§ **Exercise description**: Transcribe the lines below verbatim, skipping the images.

§ **Supplied data**:
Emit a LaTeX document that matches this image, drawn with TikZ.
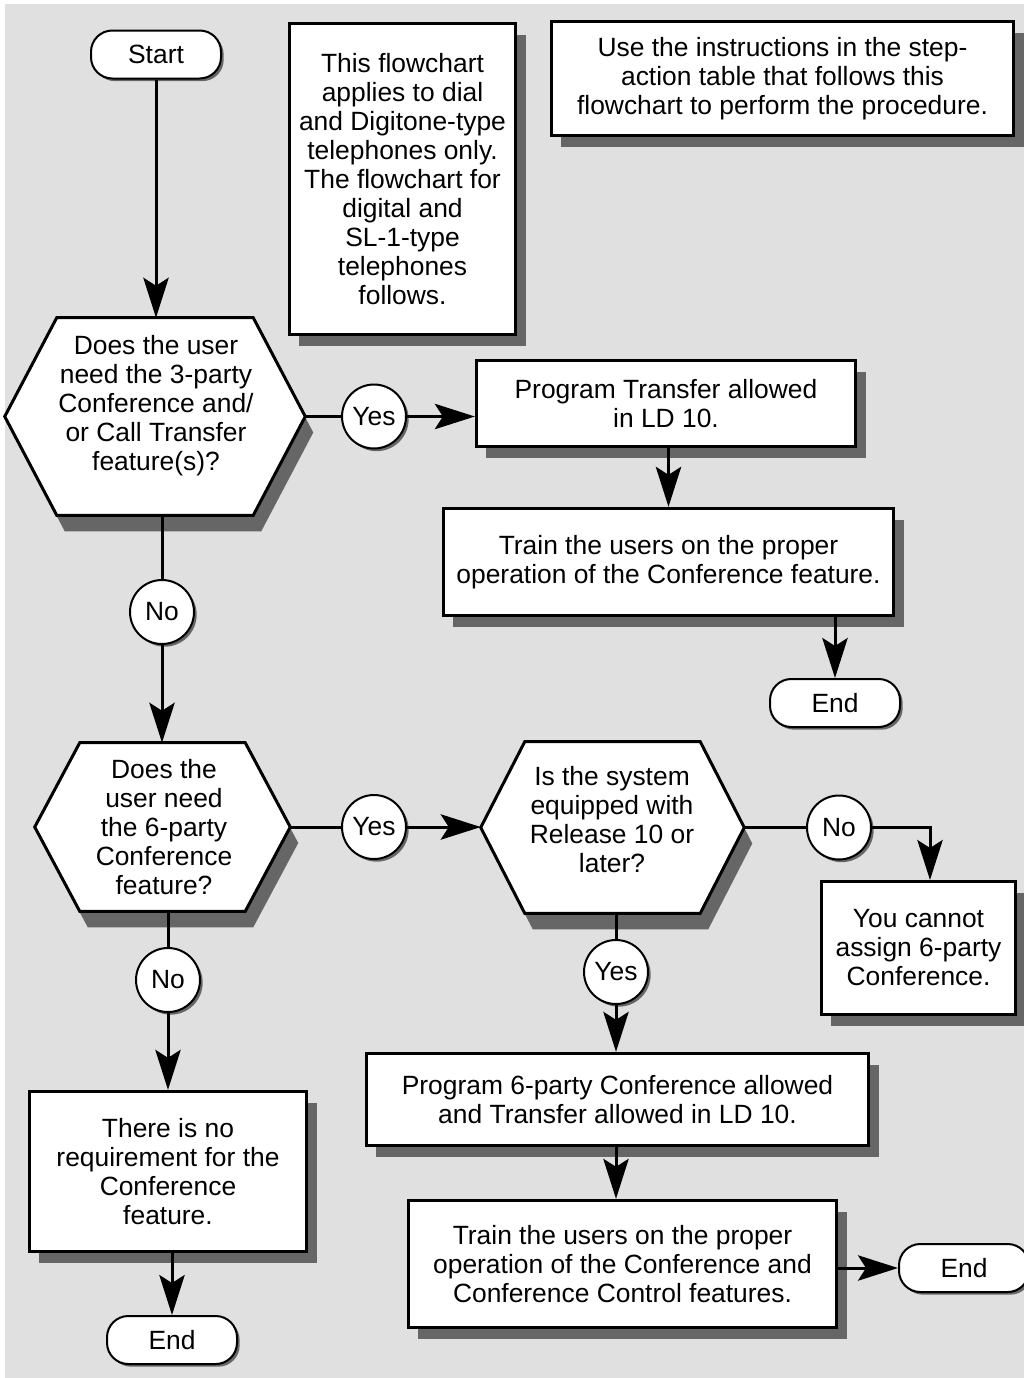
\documentclass[tikz,border=0pt]{standalone}
\usepackage{fontspec}
\setmainfont{Liberation Sans}
\usetikzlibrary{arrows.meta,calc,shadows}
\definecolor{bgc}{HTML}{E0E0E0}
\definecolor{shc}{HTML}{666666}
\begin{document}
\begin{tikzpicture}[x=0.75pt,y=-0.75pt,
  font=\fontsize{19.8pt}{21.75pt}\selectfont,
  box/.style={draw, line width=2.25pt, fill=white, align=center, inner sep=0pt,
    drop shadow={shadow xshift=7.5pt, shadow yshift=-8.5pt, fill=shc, opacity=1}},
  term/.style={draw, line width=1.5pt, fill=white, rounded corners=16pt, inner sep=0pt,
    minimum width=97.5pt, minimum height=36pt,
    drop shadow={shadow xshift=2pt, shadow yshift=-2pt, fill=shc, opacity=1}},
  lab/.style={draw, circle, line width=1.5pt, fill=white, inner sep=0pt, minimum size=48pt,
    drop shadow={shadow xshift=2pt, shadow yshift=-2pt, fill=shc, opacity=1}},
  hexn/.style={draw=none, inner sep=0pt},
  hexline/.style={line width=2.25pt, fill=white,
    drop shadow={shadow xshift=6pt, shadow yshift=-12pt, fill=shc, opacity=1}},
  txt/.style={align=center, inner sep=0pt},
  ln/.style={line width=2.25pt},
  arr/.style={line width=2.25pt, -{Stealth[length=30pt, width=19pt, inset=6pt]}}
]
\useasboundingbox (0,0) rectangle (1024,1378);
\fill[bgc] (5,4) rectangle (1024,1378);

% top notes
\node[term] (start) at (156,54.5) {Start};
\node[box, minimum width=170pt, minimum height=233.5pt] (note1) at (402.5,179)
  {This flowchart\\applies to dial\\and Digitone-type\\telephones only.\\The flowchart for\\digital and\\SL-1-type\\telephones\\follows.};
\node[box, minimum width=347pt, minimum height=86pt] (note2) at (782.5,78.5)
  {Use the instructions in the step-\\action table that follows this\\flowchart to perform the procedure.};

% hexagon 1
\node[hexn, minimum width=225pt, minimum height=147.75pt] (q1) at (155,416.5) {};
\draw[hexline] (q1.west) -- ($(q1.north west)+(52,0)$) -- ($(q1.north east)+(-52,0)$) -- (q1.east)
  -- ($(q1.south east)+(-52,0)$) -- ($(q1.south west)+(52,0)$) -- cycle;
\node[txt] (q1t) at (156,406) {Does the user\\need the 3-party\\Conference and/\\or Call Transfer\\feature(s)?};

\node[lab] (y1) at (374,416.5) {Yes};
\node[box, minimum width=284.5pt, minimum height=64.75pt] (b7) at (666,403.5)
  {Program Transfer allowed\\in LD 10.};
\node[box, minimum width=337.75pt, minimum height=80.5pt] (b9) at (668.5,562)
  {Train the users on the proper\\operation of the Conference feature.};
\node[term] (e1) at (835,703) {End};

\node[lab] (n1) at (162,612) {No};

% hexagon 2
\node[hexn, minimum width=191.25pt, minimum height=126pt] (q2) at (162.5,827) {};
\draw[hexline] (q2.west) -- ($(q2.north west)+(45,0)$) -- ($(q2.north east)+(-45,0)$) -- (q2.east)
  -- ($(q2.south east)+(-45,0)$) -- ($(q2.south west)+(45,0)$) -- cycle;
\node[txt] (q2t) at (164,827.5) {Does the\\user need\\the 6-party\\Conference\\feature?};

\node[lab] (y2) at (374,827) {Yes};

% hexagon 3
\node[hexn, minimum width=197.25pt, minimum height=128.25pt] (q3) at (612.5,827.5) {};
\draw[hexline] (q3.west) -- ($(q3.north west)+(44,0)$) -- ($(q3.north east)+(-44,0)$) -- (q3.east)
  -- ($(q3.south east)+(-44,0)$) -- ($(q3.south west)+(44,0)$) -- cycle;
\node[txt] (q3t) at (612,819.5) {Is the system\\equipped with\\Release 10 or\\later?};

\node[lab] (n3) at (839,827.5) {No};
\node[box, minimum width=145.75pt, minimum height=100pt] (b16) at (918.5,948)
  {You cannot\\assign 6-party\\Conference.};
\coordinate (b16in) at (930,880);

\node[lab] (y3) at (616,972) {Yes};
\node[box, minimum width=376.75pt, minimum height=69.25pt] (b19) at (617.5,1099.5)
  {Program 6-party Conference allowed\\and Transfer allowed in LD 10.};
\node[box, minimum width=321.25pt, minimum height=95.5pt] (b20) at (622.5,1264)
  {Train the users on the proper\\operation of the Conference and\\Conference Control features.};
\node[term] (e3) at (964,1268) {End};

\node[lab] (n2) at (168,980) {No};
\node[box, minimum width=208pt, minimum height=120.25pt] (b18) at (168,1171.5)
  {There is no\\requirement for the\\Conference\\feature.};
\node[term] (e2) at (172,1340) {End};

% connectors
\draw[arr] (start.south) -- (start.south |- q1.north);
\draw[ln] (q1.east) -- (y1.west);
\draw[arr] (y1.east) -- (y1.east -| b7.west);
\draw[arr] (b9.north |- b7.south) -- (b9.north);
\draw[arr] (e1.north |- b9.south) -- (e1.north);
\draw[ln] (n1.north |- q1.south) -- (n1.north);
\draw[arr] (n1.south) -- (n1.south |- q2.north);
\draw[ln] (q2.east) -- (y2.west);
\draw[arr] (y2.east) -- (y2.east -| q3.west);
\draw[ln] (q3.east) -- (n3.west);
\draw[arr] (n3.east) -| (b16in);
\draw[ln] (y3.north |- q3.south) -- (y3.north);
\draw[arr] (y3.south) -- (y3.south |- b19.north);
\draw[arr] (y3.south |- b19.south) -- (y3.south |- b20.north);
\draw[arr] (e3.west -| b20.east) -- (e3.west);
\draw[ln] (n2.north |- q2.south) -- (n2.north);
\draw[arr] (n2.south) -- (n2.south |- b18.north);
\draw[arr] (e2.north |- b18.south) -- (e2.north);
\end{tikzpicture}
\end{document}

§ **Result of this exercise**:
Emit a LaTeX document that matches this image, drawn with TikZ.
\documentclass[tikz,border=0pt]{standalone}
\usepackage{fontspec}
\setmainfont{Liberation Sans}
\usetikzlibrary{arrows.meta,calc,shadows}
\definecolor{bgc}{HTML}{E0E0E0}
\definecolor{shc}{HTML}{666666}
\begin{document}
\begin{tikzpicture}[x=0.75pt,y=-0.75pt,
  font=\fontsize{19.8pt}{21.75pt}\selectfont,
  box/.style={draw, line width=2.25pt, fill=white, align=center, inner sep=0pt,
    drop shadow={shadow xshift=7.5pt, shadow yshift=-8.5pt, fill=shc, opacity=1}},
  term/.style={draw, line width=1.5pt, fill=white, rounded corners=16pt, inner sep=0pt,
    minimum width=97.5pt, minimum height=36pt,
    drop shadow={shadow xshift=2pt, shadow yshift=-2pt, fill=shc, opacity=1}},
  lab/.style={draw, circle, line width=1.5pt, fill=white, inner sep=0pt, minimum size=48pt,
    drop shadow={shadow xshift=2pt, shadow yshift=-2pt, fill=shc, opacity=1}},
  hexn/.style={draw=none, inner sep=0pt},
  hexline/.style={line width=2.25pt, fill=white,
    drop shadow={shadow xshift=6pt, shadow yshift=-12pt, fill=shc, opacity=1}},
  txt/.style={align=center, inner sep=0pt},
  ln/.style={line width=2.25pt},
  arr/.style={line width=2.25pt, -{Stealth[length=30pt, width=19pt, inset=6pt]}}
]
\useasboundingbox (0,0) rectangle (1024,1378);
\fill[bgc] (5,4) rectangle (1024,1378);

% top notes
\node[term] (start) at (156,54.5) {Start};
\node[box, minimum width=170pt, minimum height=233.5pt] (note1) at (402.5,179)
  {This flowchart\\applies to dial\\and Digitone-type\\telephones only.\\The flowchart for\\digital and\\SL-1-type\\telephones\\follows.};
\node[box, minimum width=347pt, minimum height=86pt] (note2) at (782.5,78.5)
  {Use the instructions in the step-\\action table that follows this\\flowchart to perform the procedure.};

% hexagon 1
\node[hexn, minimum width=225pt, minimum height=147.75pt] (q1) at (155,416.5) {};
\draw[hexline] (q1.west) -- ($(q1.north west)+(52,0)$) -- ($(q1.north east)+(-52,0)$) -- (q1.east)
  -- ($(q1.south east)+(-52,0)$) -- ($(q1.south west)+(52,0)$) -- cycle;
\node[txt] (q1t) at (156,406) {Does the user\\need the 3-party\\Conference and/\\or Call Transfer\\feature(s)?};

\node[lab] (y1) at (374,416.5) {Yes};
\node[box, minimum width=284.5pt, minimum height=64.75pt] (b7) at (666,403.5)
  {Program Transfer allowed\\in LD 10.};
\node[box, minimum width=337.75pt, minimum height=80.5pt] (b9) at (668.5,562)
  {Train the users on the proper\\operation of the Conference feature.};
\node[term] (e1) at (835,703) {End};

\node[lab] (n1) at (162,612) {No};

% hexagon 2
\node[hexn, minimum width=191.25pt, minimum height=126pt] (q2) at (162.5,827) {};
\draw[hexline] (q2.west) -- ($(q2.north west)+(45,0)$) -- ($(q2.north east)+(-45,0)$) -- (q2.east)
  -- ($(q2.south east)+(-45,0)$) -- ($(q2.south west)+(45,0)$) -- cycle;
\node[txt] (q2t) at (164,827.5) {Does the\\user need\\the 6-party\\Conference\\feature?};

\node[lab] (y2) at (374,827) {Yes};

% hexagon 3
\node[hexn, minimum width=197.25pt, minimum height=128.25pt] (q3) at (612.5,827.5) {};
\draw[hexline] (q3.west) -- ($(q3.north west)+(44,0)$) -- ($(q3.north east)+(-44,0)$) -- (q3.east)
  -- ($(q3.south east)+(-44,0)$) -- ($(q3.south west)+(44,0)$) -- cycle;
\node[txt] (q3t) at (612,819.5) {Is the system\\equipped with\\Release 10 or\\later?};

\node[lab] (n3) at (839,827.5) {No};
\node[box, minimum width=145.75pt, minimum height=100pt] (b16) at (918.5,948)
  {You cannot\\assign 6-party\\Conference.};
\coordinate (b16in) at (930,880);

\node[lab] (y3) at (616,972) {Yes};
\node[box, minimum width=376.75pt, minimum height=69.25pt] (b19) at (617.5,1099.5)
  {Program 6-party Conference allowed\\and Transfer allowed in LD 10.};
\node[box, minimum width=321.25pt, minimum height=95.5pt] (b20) at (622.5,1264)
  {Train the users on the proper\\operation of the Conference and\\Conference Control features.};
\node[term] (e3) at (964,1268) {End};

\node[lab] (n2) at (168,980) {No};
\node[box, minimum width=208pt, minimum height=120.25pt] (b18) at (168,1171.5)
  {There is no\\requirement for the\\Conference\\feature.};
\node[term] (e2) at (172,1340) {End};

% connectors
\draw[arr] (start.south) -- (start.south |- q1.north);
\draw[ln] (q1.east) -- (y1.west);
\draw[arr] (y1.east) -- (y1.east -| b7.west);
\draw[arr] (b9.north |- b7.south) -- (b9.north);
\draw[arr] (e1.north |- b9.south) -- (e1.north);
\draw[ln] (n1.north |- q1.south) -- (n1.north);
\draw[arr] (n1.south) -- (n1.south |- q2.north);
\draw[ln] (q2.east) -- (y2.west);
\draw[arr] (y2.east) -- (y2.east -| q3.west);
\draw[ln] (q3.east) -- (n3.west);
\draw[arr] (n3.east) -| (b16in);
\draw[ln] (y3.north |- q3.south) -- (y3.north);
\draw[arr] (y3.south) -- (y3.south |- b19.north);
\draw[arr] (y3.south |- b19.south) -- (y3.south |- b20.north);
\draw[arr] (e3.west -| b20.east) -- (e3.west);
\draw[ln] (n2.north |- q2.south) -- (n2.north);
\draw[arr] (n2.south) -- (n2.south |- b18.north);
\draw[arr] (e2.north |- b18.south) -- (e2.north);
\end{tikzpicture}
\end{document}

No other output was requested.